Recorded data
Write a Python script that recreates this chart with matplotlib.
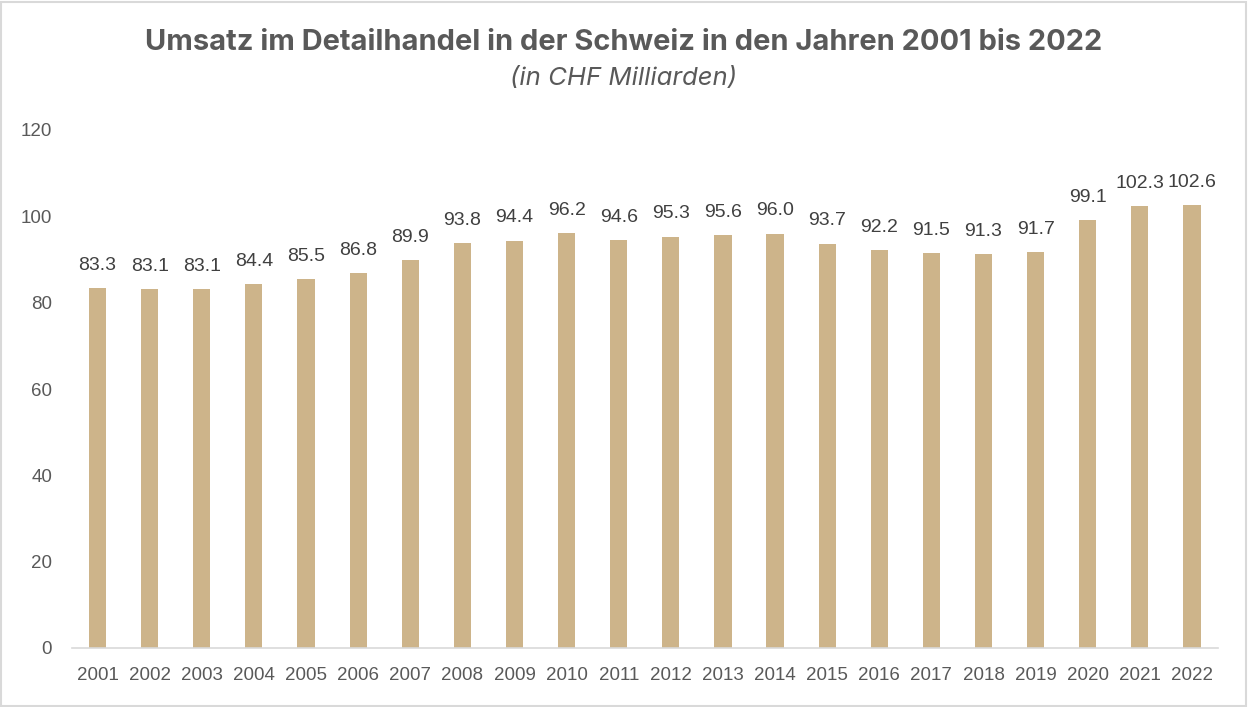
import matplotlib.pyplot as plt
from matplotlib.patches import Rectangle

years = [str(y) for y in range(2001, 2023)]
umsatz = [83.3, 83.1, 83.1, 84.4, 85.5, 86.8, 89.9, 93.8, 94.4, 96.2, 94.6,
          95.3, 95.6, 96.0, 93.7, 92.2, 91.5, 91.3, 91.7, 99.1, 102.3, 102.6]
yticks = [0, 20, 40, 60, 80, 100, 120]

bar_color = '#CDB48A'
text_color = '#595959'

fig = plt.figure(figsize=(12.48, 7.07), dpi=100)
ax = fig.add_axes([71.5 / 1248, 1 - 648 / 707, (1218 - 71.5) / 1248, (648 - 130) / 707])

x = range(len(years))
bars = ax.bar(x, umsatz, width=0.33, color=bar_color, zorder=2)
ax.set_xlim(-0.5, len(years) - 0.5)
ax.set_ylim(0, 120)

for i, v in enumerate(umsatz):
    ax.text(i, v + 4.2, f'{v:.1f}', ha='center', va='baseline',
            fontsize=14, color='#404040', family='Liberation Sans')

ax.set_xticks(list(x))
ax.set_xticklabels(years, fontsize=13.5, color=text_color, family='Liberation Sans')
ax.set_yticks(yticks)
ax.set_yticklabels([str(t) for t in yticks], fontsize=13.5, color=text_color,
                   family='Liberation Sans')
ax.tick_params(axis='both', length=0)
ax.tick_params(axis='x', pad=14)
ax.tick_params(axis='y', pad=14)

for s in ['top', 'right', 'left']:
    ax.spines[s].set_visible(False)
ax.spines['bottom'].set_color('#D9D9D9')
ax.spines['bottom'].set_linewidth(1.2)

fig.text(0.5, 1 - 42 / 707, 'Umsatz im Detailhandel in der Schweiz in den Jahren 2001 bis 2022',
         ha='center', va='center', fontsize=20.9, fontweight='bold', color=text_color,
         family='Inter')
fig.text(0.5, 1 - 78 / 707, '(in CHF Milliarden)', ha='center', va='center',
         fontsize=18.5, style='italic', color=text_color, family='Inter')

fig.patches.append(Rectangle((0.001, 0.002), 0.997, 0.995, transform=fig.transFigure,
                             fill=False, edgecolor='#D9D9D9', linewidth=1.5))

fig.savefig('out.png', dpi=100)
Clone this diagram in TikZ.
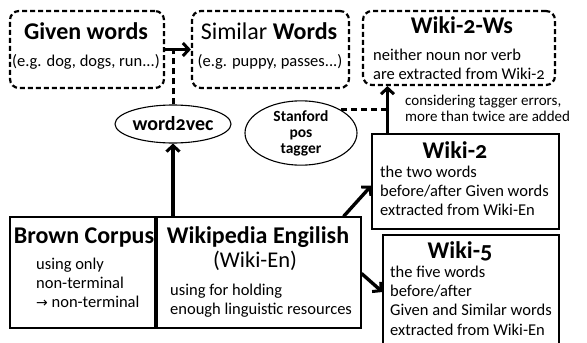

(WHAT IS BEING ASKED) Transcribe, from the records above, the first line and every line after it up to and including the line with "ax.set_ylim(0, 120)"; omit pictures.

(OUTPUT OF THE EXERCISE)
Write a Python script that recreates this chart with matplotlib.
import matplotlib.pyplot as plt
from matplotlib.patches import Rectangle

years = [str(y) for y in range(2001, 2023)]
umsatz = [83.3, 83.1, 83.1, 84.4, 85.5, 86.8, 89.9, 93.8, 94.4, 96.2, 94.6,
          95.3, 95.6, 96.0, 93.7, 92.2, 91.5, 91.3, 91.7, 99.1, 102.3, 102.6]
yticks = [0, 20, 40, 60, 80, 100, 120]

bar_color = '#CDB48A'
text_color = '#595959'

fig = plt.figure(figsize=(12.48, 7.07), dpi=100)
ax = fig.add_axes([71.5 / 1248, 1 - 648 / 707, (1218 - 71.5) / 1248, (648 - 130) / 707])

x = range(len(years))
bars = ax.bar(x, umsatz, width=0.33, color=bar_color, zorder=2)
ax.set_xlim(-0.5, len(years) - 0.5)
ax.set_ylim(0, 120)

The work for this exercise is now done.